- [Task to carry out]
Tally how many lines include "matplotlib". The number is the whole answer.

- [Data segment]
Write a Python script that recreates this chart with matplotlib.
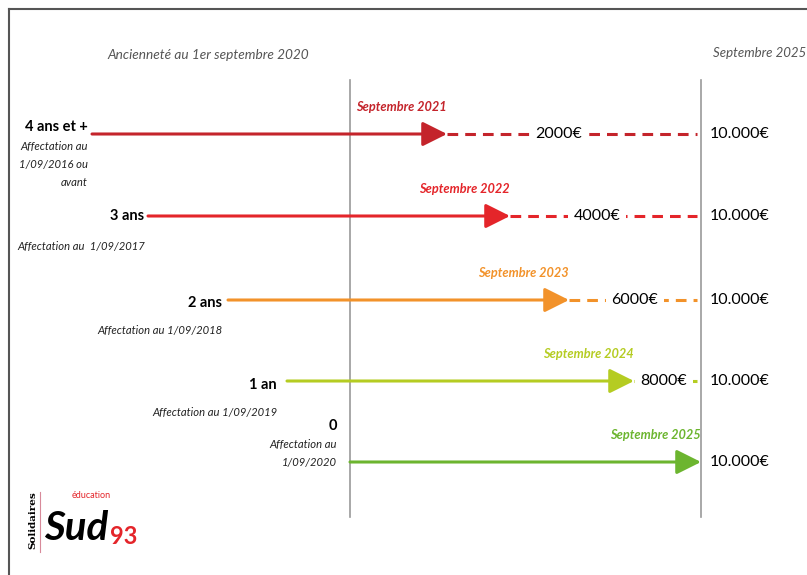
import matplotlib
matplotlib.use("Agg")
import matplotlib.pyplot as plt

# ---- data ----
seniority = ["4 ans et +", "3 ans", "2 ans", "1 an", "0"]
affectation = ["Affectation au\n1/09/2016 ou\navant",
               "Affectation au  1/09/2017",
               "Affectation au 1/09/2018",
               "Affectation au 1/09/2019",
               "Affectation au\n1/09/2020"]
milestones = ["Septembre 2021", "Septembre 2022", "Septembre 2023",
              "Septembre 2024", "Septembre 2025"]
intermediate = [2000, 4000, 6000, 8000, None]
final_amount = [10000, 10000, 10000, 10000, 10000]
header_left = "Ancienneté au 1er septembre 2020"
header_right = "Septembre 2025"

# ---- layout (pixel coordinates) ----
row_y = [134, 216, 300, 381, 462]
arrow_start = [92, 148, 228, 287, 350]
arrow_tip = [447, 510, 569, 634, 701]
inter_x = [559, 597, 635, 664, None]
seniority_pos = [(88, 127), (144, 216), (222, 303), (277, 385), (337, 426)]
affect_pos = [(88, 141), (145, 241), (222, 325), (277, 407), (337, 439)]
colors = ["#c4242b", "#e4252a", "#f2922a", "#b5cc22", "#6cb52f"]
line_x = [350, 701]

FONT = ["Lato", "DejaVu Sans"]
plt.rcParams["font.family"] = FONT

def fmt(v):
    if v >= 10000:
        return f"{v // 1000}.{v % 1000:03d}€"
    return f"{v}€"

fig = plt.figure(figsize=(8.07, 5.75), dpi=100)
ax = fig.add_axes([0, 0, 1, 1])
ax.set_xlim(0, 807)
ax.set_ylim(575, 0)
ax.axis("off")

# frame
ax.plot([8.5, 8.5], [575, 8.5], color="#555555", lw=1.5)
ax.plot([8.5, 807], [8.5, 8.5], color="#555555", lw=1.5)

# vertical reference lines
for lx in line_x:
    ax.plot([lx, lx], [80, 517], color="#9a9a9a", lw=1.2, zorder=1)

ax.text(208, 55, header_left, ha="center", va="center", style="italic",
        color="#555555", fontsize=9.8)
ax.text(713, 53, header_right, ha="left", va="center", style="italic",
        color="#555555", fontsize=9.5)

for i in range(5):
    y = row_y[i]
    c = colors[i]
    # dashed continuation
    if inter_x[i] is not None:
        ax.plot([arrow_tip[i], 697], [y, y], color=c, lw=2.2,
                linestyle=(0, (3.5, 2.3)), zorder=2)
        ax.text(inter_x[i], y, fmt(intermediate[i]), ha="center", va="center",
                fontsize=11.5, color="black", zorder=4,
                bbox=dict(boxstyle="square,pad=0.35", fc="white", ec="none"))
    # arrow
    ax.annotate("", xy=(arrow_tip[i], y), xytext=(arrow_start[i], y),
                arrowprops=dict(arrowstyle="-|>,head_length=1.0,head_width=0.5",
                                lw=2.2, color=c, shrinkA=0, shrinkB=0,
                                mutation_scale=15), zorder=3)
    ax.text(arrow_tip[i], y - 27, milestones[i], ha="right", va="center",
            fontsize=9.2, fontweight="bold", style="italic", color=c)
    ax.text(710, y, fmt(final_amount[i]), ha="left", va="center",
            fontsize=11.5, color="black")
    sx, sy = seniority_pos[i]
    ax.text(sx, sy, seniority[i], ha="right", va="center", fontsize=10.5,
            fontweight="bold", color="black")
    axx, ayy = affect_pos[i]
    ax.text(axx, ayy, affectation[i], ha="right", va="top", fontsize=8.1,
            style="italic", color="#222222", linespacing=1.75)

# logo
ax.text(33, 520, "Solidaires", rotation=90, ha="center", va="center",
        fontsize=7.5, fontweight="bold", family="DejaVu Serif", color="black")
ax.plot([40, 40], [492, 552], color="#d88a9a", lw=0.8)
ax.text(44, 528, "Sud", ha="left", va="center", fontsize=29,
        fontweight="bold", style="italic", color="black")
ax.text(72, 496, "éducation", ha="left", va="center", fontsize=6.5,
        color="#e4252a")
ax.text(110, 536, "93", ha="left", va="center", fontsize=17,
        fontweight="bold", color="#e4252a")

fig.savefig("out.png", dpi=100)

- [Answer to the exercise]
4